1938年,由清华大学、北京大学、南开大学组建成的西南联大在昆明成立。在周恩来提出的“勤学、勤业、勤交友”的“三勤”方针下,联大党组织不断发展壮大。在党组织的指导下,以西南联大为中心的爱国民主运动轰轰烈烈地展开,西南联大也被喻为大后方的“民主堡垒”。
“你们杀死一个李公朴,会有千百万个李公朴站起来!你们将失去千百万的人民!”1946年7月15日,昆明,在发表完著名的《最后一次讲演》后,闻一多在回家的路上被国民党当局杀害。
如今,在“水木清华”山顶,“闻亭”中刻有“使糊涂人清醒,使反动派战栗”的警世古钟悬挂,山脚下的闻一多塑像,肃然地凝望来者。
闻一多先生虽倒在了解放前夜,但清华园里的解放斗争没有停止:1946年12月的抗暴运动;1947年5月的“反饥饿、反内战、反迫害”斗争;1948年6月的反对美国扶植日本的斗争……这一时期,清华在校党员增加到200多人。由于革命活动非常活跃,清华园也被誉为国统区里的“小解放区”。
沿着闻亭向南继续走700多米,一株高大的榆树下有间幽静的咖啡书屋。这里是新林院8号,梁思成与林徽因的故居,也是新中国国徽、人民英雄纪念碑设计构想的“诞生地”。
正是在这简朴的寓所里,新中国文物保护事业、“为新中国创造新建筑”的实践启航前行。
出寓所,向东出发经过一个路口,就来到了新林院2号。

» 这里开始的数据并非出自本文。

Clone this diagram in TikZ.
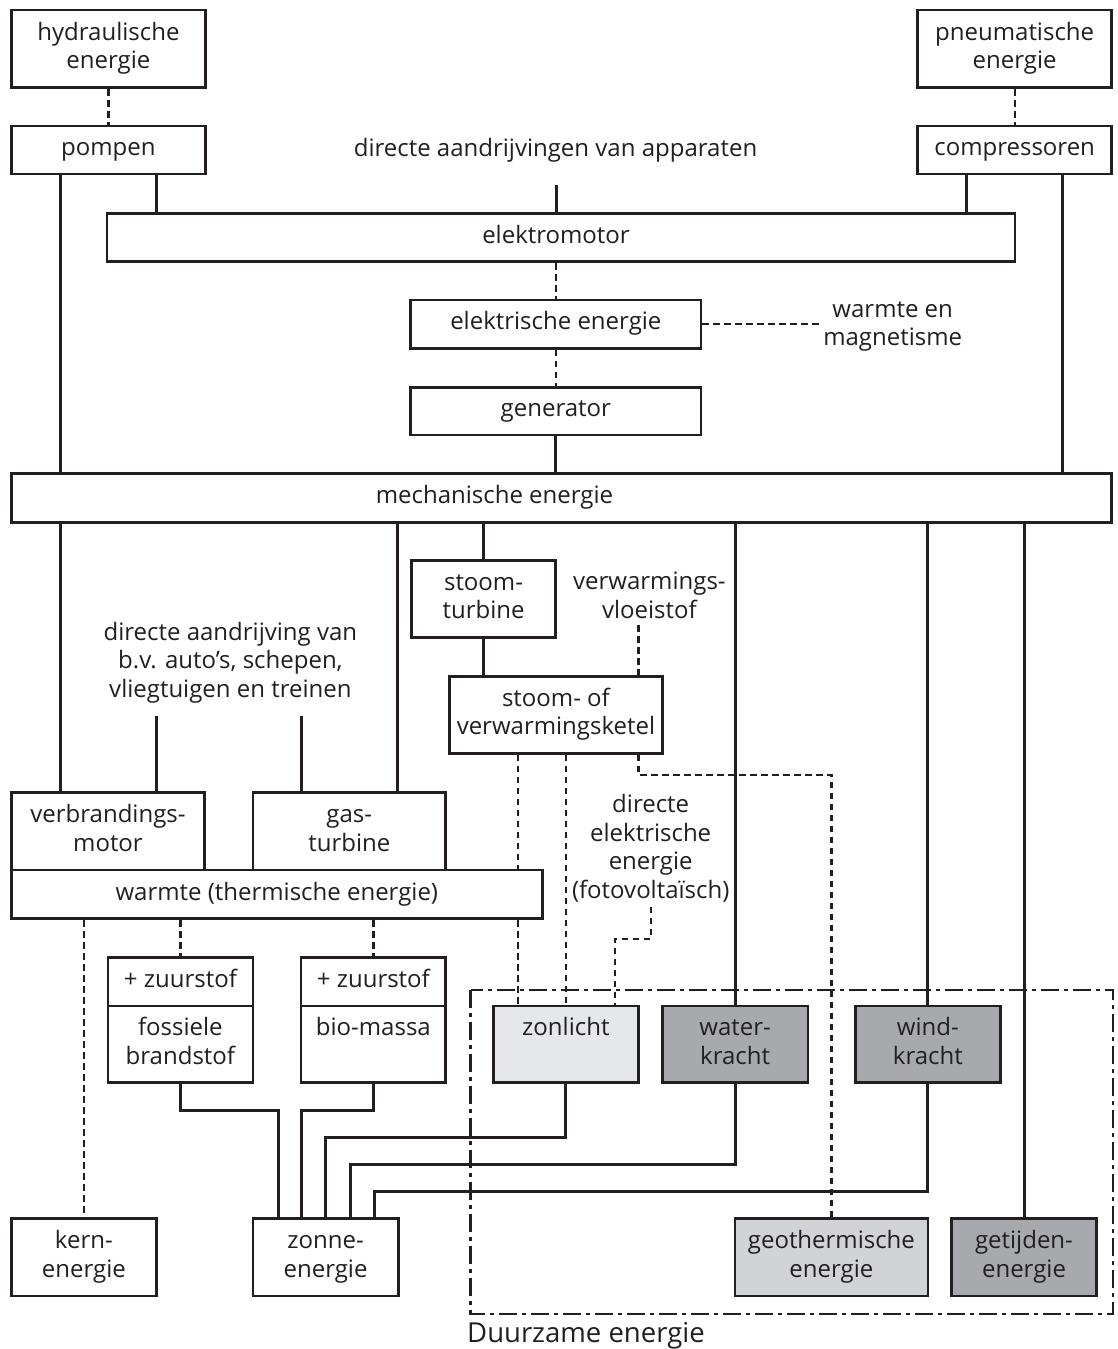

从1952年到1958年,解放后清华大学第一任校长蒋南翔一直居住于此。
作为无产阶级教育家,蒋南翔特别注重师生的思想政治工作。正是在这里,蒋南翔对第一批25名学生政治辅导员说:“一个人年轻时担任一些政治工作,树立正确的思想方法和工作方法,对今后一生的工作都会有好处。”
一边工作、一边学习,既加强学生的思想政治工作,又培养一批“又红又专”的干部,如今,这一“双肩挑”政治辅导员制度仍然焕发着勃勃生机。
蒋南翔提出“共产党是先进科学家的光荣归宿”,鼓励“两种人会师”,号召既帮助非党员的教授、副教授提高思想觉悟和政治水平,又帮助中青年教师党员提高学术水平,从而使新老教师沿着“又红又专”的方向不断成长,实现“会师”。
此后,一大批知名教授、专家纷纷入党。信仰激荡下,一道道科学难题被攻克,一个个国家急需项目被完成,一面面鲜艳的党旗插上了科学的高峰。
1955年,中国近现代机械学奠基者、机械工程教育家刘仙洲以65岁高龄加入了中国共产党,是解放后较早入党的知名老教授之一。
“发展高知识群体入党,是清华‘不断线’的光荣传统。”清华大学党委书记陈旭介绍,近年来,学校通过“青年教师骨干领航工作站”、党建示范校建设等实践,传承清华大学“又红又专”的办学传统。
漫步清华园,凝结着红色记忆的建筑还有很多。在“水木清华”北山之阴的河畔,从圆明园废墟移来的大理石断柱上,刻着“三一八”烈士韦杰三的临终遗言:“我心甚安,但中国快要强起来呀!”……
一世纪沧桑砥砺,一百年春华秋实。建党100周年之际,在清华园里,这抹红色,历久弥新。